Q&A About Polyurethanes
Q: Sustainability is a subject that is often raised by potential customers. How should we target new product development or promote existing products to demonstrate that we are addressing their concerns?
Sustainability has moved from a special product attribute to one that is part of everyday business—and a key issue when considering new product developments and how they can be promoted. It is also a topic that means different things to different people. For some audiences, volatile organic compound (VOC) issues may be a priority, while others may focus on bio-based or renewable content. Still other audiences may want to examine the environmental footprint or long-term durability of a product. Even this short list indicates that sustainability is an issue with diversity.
In the planning stages of a development program, adhesive manufacturers decide on the basic technology used to address a problem (e.g., solvent-based, waterborne, 100% solids). They also have the flexibility to select the base polymer and the formulating ingredients that will be the core of the finished product. At this point, a choice can be made to focus their development with a “greener” raw material rather than a traditionally used product. A high-performing finished adhesive with a “greener” pedigree may have a competitive advantage in the market for some customers. An improvement in sustainability may be defined in a number of ways, depending on the adhesive.
The goal to reduce VOCs has been an early driver for improving sustainability and has led to the development of 100% solids and waterborne adhesive systems. Technology improvements of this type are well-established for polyurethanes. As dispersion know-how has evolved, advancements have made waterborne polyurethane adhesives even more attractive from a sustainability standpoint. Many dispersions originally contained co-solvents (e.g., NMP), but technology has progressed to the point that co-solvent-free products are widely available. In spite of this major improvement, further reductions in VOCs can be achieved. Dispersions that are carboxylate-stabilized may still have a small VOC content because of the volatile amines used as counter-ions. However, VOC-free dispersions that use sulfonate salts as hydrophilic groups are commercially available.
One- and two-component 100%-solids polyurethane adhesives were developed for structural adhesive applications in the automotive and construction industries. One-component moisture-curing polyurethane adhesives enable the production of engineered wood for load-bearing structural beams. In addition, these polyurethane adhesives avoid the formaldehyde component present in competitive adhesives. For flexible packaging, two-component solvent-free polyurethanes have emerged as the low-cost, high-performance adhesive technology of choice.

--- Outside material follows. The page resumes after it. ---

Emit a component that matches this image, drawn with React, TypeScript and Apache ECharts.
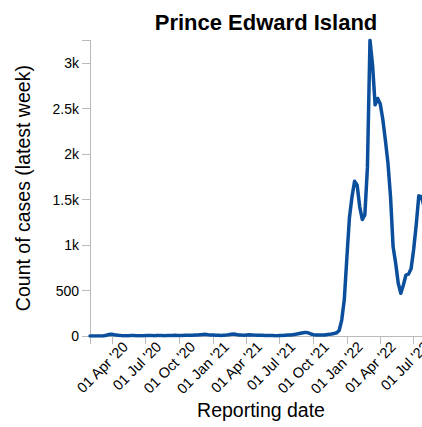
import React, { useEffect, useRef } from "react";
import * as echarts from "echarts";

const TITLE = "Prince Edward Island";
const X_NAME = "Reporting date";
const Y_NAME = "Count of cases (latest week)";

// weekly reporting dates start here (one value per week)
const START_DATE = "2020-02-01";
const X_MIN_DATE = "2020-02-01";
const X_MAX_DATE = "2022-08-21";

const weeklyCases = [
  0, 0, 0, 0, 0, 0, 5, 14, 20, 16,
  10, 7, 5, 4, 3, 3, 5, 6, 4, 3,
  3, 4, 5, 6, 5, 4, 5, 6, 5, 4,
  5, 5, 6, 7, 6, 5, 6, 7, 8, 9,
  8, 10, 12, 14, 16, 18, 14, 12, 10, 8,
  7, 6, 8, 10, 14, 20, 22, 16, 12, 10,
  9, 12, 14, 12, 10, 9, 8, 7, 6, 6,
  5, 5, 4, 4, 5, 6, 8, 10, 12, 15,
  18, 24, 30, 36, 40, 34, 22, 15, 12, 10,
  10, 12, 15, 18, 22, 28, 35, 60, 175, 400,
  860, 1300, 1530, 1700, 1660, 1420, 1280, 1330, 1850, 3250,
  2980, 2540, 2610, 2550, 2380, 2150, 1900, 1530, 980, 800,
  580, 470, 560, 670, 680, 740, 950, 1220, 1540, 1530,
  1430, 1330, 1260, 1200,
];

const xTickDates = [
  "2020-04-01", "2020-07-01", "2020-10-01", "2021-01-01", "2021-04-01",
  "2021-07-01", "2021-10-01", "2022-01-01", "2022-04-01", "2022-07-01",
];
const yTickValues = [0, 500, 1000, 1500, 2000, 2500, 3000];
const Y_MAX = 3250;

// rotated date labels hang to the right of their tick (as in the reference)
const LABEL_SHIFT_DAYS = 22;

const MONTHS = ["Jan", "Feb", "Mar", "Apr", "May", "Jun", "Jul", "Aug", "Sep", "Oct", "Nov", "Dec"];
const DAY = 86400000;
const toMs = (s: string) => {
  const [y, m, d] = s.split("-").map(Number);
  return Date.UTC(y, m - 1, d);
};
const fmtDate = (ms: number) => {
  const d = new Date(ms);
  const dd = String(d.getUTCDate()).padStart(2, "0");
  const yy = String(d.getUTCFullYear() % 100).padStart(2, "0");
  return `${dd} ${MONTHS[d.getUTCMonth()]} '${yy}`;
};
const fmtY = (v: number) => (v === 0 ? "0" : v >= 1000 ? `${v / 1000}k` : String(v));

export default function App() {
  const ref = useRef<HTMLDivElement>(null);
  useEffect(() => {
    if (!ref.current) return;
    const chart = echarts.init(ref.current, undefined, { renderer: "svg" });
    const start = toMs(START_DATE);
    const data = weeklyCases.map((v, i) => [start + i * 7 * DAY, v]);
    const xMin = toMs(X_MIN_DATE);
    const xMax = toMs(X_MAX_DATE);
    const xTicks = xTickDates.map(toMs);
    const shift = LABEL_SHIFT_DAYS * DAY;
    const xLabelValues = xTicks.map((t) => t + shift);
    const font = "'Liberation Sans', Arial, sans-serif";
    chart.setOption({
      animation: false,
      textStyle: { fontFamily: font },
      title: {
        text: TITLE,
        left: 261,
        textAlign: "center",
        top: 6,
        textStyle: { fontFamily: font, fontSize: 22, fontWeight: "bold", color: "#000" },
      },
      grid: { left: 90, right: 8, top: 40.25, bottom: 91, containLabel: false, outerBoundsMode: "none" },
      xAxis: {
        type: "value",
        min: xMin,
        max: xMax,
        name: X_NAME,
        nameLocation: "middle",
        nameGap: 64,
        nameMoveOverlap: false,
        nameTextStyle: { fontFamily: font, fontSize: 19.5, color: "#000" },
        splitLine: { show: false },
        axisLine: { show: true, lineStyle: { color: "#bbb", width: 1 } },
        axisTick: { show: true, length: 8, lineStyle: { color: "#bbb" }, customValues: [xMin, ...xTicks, xMax] },
        axisLabel: {
          customValues: xLabelValues,
          formatter: (v: number) => fmtDate(v - shift),
          rotate: 45,
          align: "right",
          verticalAlign: "top",
          margin: 3,
          showMinLabel: true,
          showMaxLabel: true,
          hideOverlap: false,
          fontFamily: font,
          fontSize: 14.5,
          color: "#000",
        },
      },
      yAxis: {
        type: "value",
        min: 0,
        max: Y_MAX,
        name: Y_NAME,
        nameLocation: "middle",
        nameGap: 57,
        nameMoveOverlap: false,
        nameTextStyle: { fontFamily: font, fontSize: 19.5, color: "#000" },
        splitLine: { show: false },
        axisLine: { show: true, lineStyle: { color: "#bbb", width: 1 } },
        axisTick: { show: true, length: 8, lineStyle: { color: "#bbb" }, customValues: [...yTickValues, Y_MAX] },
        axisLabel: {
          customValues: yTickValues,
          formatter: (v: number) => fmtY(v),
          margin: 11,
          fontFamily: font,
          fontSize: 14,
          color: "#000",
        },
      },
      series: [
        {
          type: "line",
          data,
          showSymbol: false,
          symbol: "none",
          clip: true,
          lineStyle: { color: "#0b4f9c", width: 3.5, join: "round", cap: "round" },
        },
      ],
    });
    return () => chart.dispose();
  }, []);
  return (
    <div style={{ position: "fixed", left: 0, top: 0, width: 422, height: 427, overflow: "hidden", background: "#fff" }}>
      <div ref={ref} style={{ width: 440, height: 427 }} />
    </div>
  );
}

In some regions of the world, government regulations with the goal of driving sustainability are promoting the use of isocyanates with low monomer content. The polyurethane industry is addressing these concerns by introducing modified isocyanates with a monomer content of <0.1%. These low levels are obtained through process engineering (monomer stripping) or formulation techniques.
Polychloroprene contact adhesives are still solvent based for many applications (e.g., construction), but waterborne polychloroprenes now comprise a significant portion of the polychloroprene adhesive market. Waterborne polychloroprenes can be formulated for general purpose and DIY contact adhesive applications. The largest application for waterborne polychloroprenes is in the foam bonding market. Their use has led to a significant sustainability improvement by replacing the previously used solvent-based SBR adhesives. As is the case for polyurethane dispersions, the technology of polychloroprene latexes has continued to improve and products are now available with a chloroprene monomer content in the ppm level.

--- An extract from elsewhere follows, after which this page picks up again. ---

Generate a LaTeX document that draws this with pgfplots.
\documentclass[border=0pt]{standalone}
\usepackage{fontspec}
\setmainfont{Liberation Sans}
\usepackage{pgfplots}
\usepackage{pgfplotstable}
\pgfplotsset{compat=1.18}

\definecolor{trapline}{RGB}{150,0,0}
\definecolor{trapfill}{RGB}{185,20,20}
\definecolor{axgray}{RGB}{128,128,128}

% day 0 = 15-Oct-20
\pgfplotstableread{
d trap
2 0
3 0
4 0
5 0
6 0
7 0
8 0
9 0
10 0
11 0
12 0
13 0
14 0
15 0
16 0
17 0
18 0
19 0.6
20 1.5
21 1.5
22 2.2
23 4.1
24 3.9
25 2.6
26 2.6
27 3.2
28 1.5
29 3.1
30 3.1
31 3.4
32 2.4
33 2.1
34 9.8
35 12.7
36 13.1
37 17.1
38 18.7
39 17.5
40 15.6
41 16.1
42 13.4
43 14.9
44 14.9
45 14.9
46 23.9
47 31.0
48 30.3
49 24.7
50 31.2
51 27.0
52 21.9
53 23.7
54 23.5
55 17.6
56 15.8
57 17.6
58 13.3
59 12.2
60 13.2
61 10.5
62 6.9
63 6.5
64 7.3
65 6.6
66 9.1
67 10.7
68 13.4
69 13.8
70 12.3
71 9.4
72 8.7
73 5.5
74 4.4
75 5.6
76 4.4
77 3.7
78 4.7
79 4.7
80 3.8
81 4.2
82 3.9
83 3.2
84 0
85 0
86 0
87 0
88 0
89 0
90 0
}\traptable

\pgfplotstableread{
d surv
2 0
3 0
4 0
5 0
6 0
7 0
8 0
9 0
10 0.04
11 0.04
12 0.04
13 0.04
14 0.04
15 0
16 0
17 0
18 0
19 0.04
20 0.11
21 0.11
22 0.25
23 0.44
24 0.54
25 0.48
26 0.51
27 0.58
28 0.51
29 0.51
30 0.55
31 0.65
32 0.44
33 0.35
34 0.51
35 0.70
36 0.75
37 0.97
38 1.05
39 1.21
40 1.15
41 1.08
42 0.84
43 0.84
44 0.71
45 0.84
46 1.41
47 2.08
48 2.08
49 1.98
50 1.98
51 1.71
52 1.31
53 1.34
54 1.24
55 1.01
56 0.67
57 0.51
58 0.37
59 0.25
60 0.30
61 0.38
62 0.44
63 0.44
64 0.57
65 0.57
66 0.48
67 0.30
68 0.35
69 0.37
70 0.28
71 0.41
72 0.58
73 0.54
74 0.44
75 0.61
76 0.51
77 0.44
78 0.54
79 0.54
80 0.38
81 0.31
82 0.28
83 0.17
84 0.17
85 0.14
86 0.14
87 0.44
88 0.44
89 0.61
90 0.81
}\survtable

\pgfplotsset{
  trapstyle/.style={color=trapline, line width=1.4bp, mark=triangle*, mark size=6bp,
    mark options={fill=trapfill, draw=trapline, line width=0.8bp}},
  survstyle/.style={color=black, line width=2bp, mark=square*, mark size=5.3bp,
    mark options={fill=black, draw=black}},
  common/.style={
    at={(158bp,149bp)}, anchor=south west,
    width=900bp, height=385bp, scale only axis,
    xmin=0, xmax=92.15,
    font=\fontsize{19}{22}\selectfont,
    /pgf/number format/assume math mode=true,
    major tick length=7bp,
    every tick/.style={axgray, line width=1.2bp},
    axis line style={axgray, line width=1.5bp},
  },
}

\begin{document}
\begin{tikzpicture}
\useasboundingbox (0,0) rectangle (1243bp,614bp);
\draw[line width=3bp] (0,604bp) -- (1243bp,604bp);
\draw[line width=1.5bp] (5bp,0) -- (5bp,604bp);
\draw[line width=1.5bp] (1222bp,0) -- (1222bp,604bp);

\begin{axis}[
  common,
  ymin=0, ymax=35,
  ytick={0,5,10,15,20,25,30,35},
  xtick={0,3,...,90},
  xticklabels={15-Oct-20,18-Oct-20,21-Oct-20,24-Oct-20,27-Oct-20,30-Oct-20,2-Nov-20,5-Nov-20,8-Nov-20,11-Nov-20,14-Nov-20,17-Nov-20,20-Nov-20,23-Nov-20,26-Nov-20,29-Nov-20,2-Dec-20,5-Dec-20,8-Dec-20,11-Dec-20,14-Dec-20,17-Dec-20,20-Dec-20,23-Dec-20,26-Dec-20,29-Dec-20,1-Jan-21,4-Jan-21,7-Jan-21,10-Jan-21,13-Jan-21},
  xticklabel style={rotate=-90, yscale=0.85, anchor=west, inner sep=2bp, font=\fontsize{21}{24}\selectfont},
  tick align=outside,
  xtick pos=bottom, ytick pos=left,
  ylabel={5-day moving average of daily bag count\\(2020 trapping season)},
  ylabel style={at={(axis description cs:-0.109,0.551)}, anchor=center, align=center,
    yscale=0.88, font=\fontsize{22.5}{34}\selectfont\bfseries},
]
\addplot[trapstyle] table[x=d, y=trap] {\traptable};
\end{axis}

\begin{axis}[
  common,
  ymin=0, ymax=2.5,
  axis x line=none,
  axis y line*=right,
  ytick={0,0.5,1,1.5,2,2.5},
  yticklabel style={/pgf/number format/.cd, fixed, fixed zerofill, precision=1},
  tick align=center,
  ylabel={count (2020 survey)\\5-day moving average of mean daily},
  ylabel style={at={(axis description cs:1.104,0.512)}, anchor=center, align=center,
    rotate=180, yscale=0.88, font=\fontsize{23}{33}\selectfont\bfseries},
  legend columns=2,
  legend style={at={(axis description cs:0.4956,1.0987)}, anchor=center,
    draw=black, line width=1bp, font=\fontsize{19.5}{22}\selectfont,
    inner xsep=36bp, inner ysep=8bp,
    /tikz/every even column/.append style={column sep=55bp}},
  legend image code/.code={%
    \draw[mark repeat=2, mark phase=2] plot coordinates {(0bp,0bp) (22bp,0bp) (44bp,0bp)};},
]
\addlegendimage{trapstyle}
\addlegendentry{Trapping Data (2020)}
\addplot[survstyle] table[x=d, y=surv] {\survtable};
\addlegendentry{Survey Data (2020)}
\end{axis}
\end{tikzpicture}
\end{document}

Bio-based raw materials are a high priority for some adhesive applications. Polyols based on natural products, such as castor and soybean oil, have been available for many years. Bio-based production of butanediol and succinic acid has been demonstrated, and plans for commercial production plants were recently announced.
Sustainability is an evolving subject, but the commercially available adhesive technology reviewed here can be a starting point for developing new products with a “greener” focus.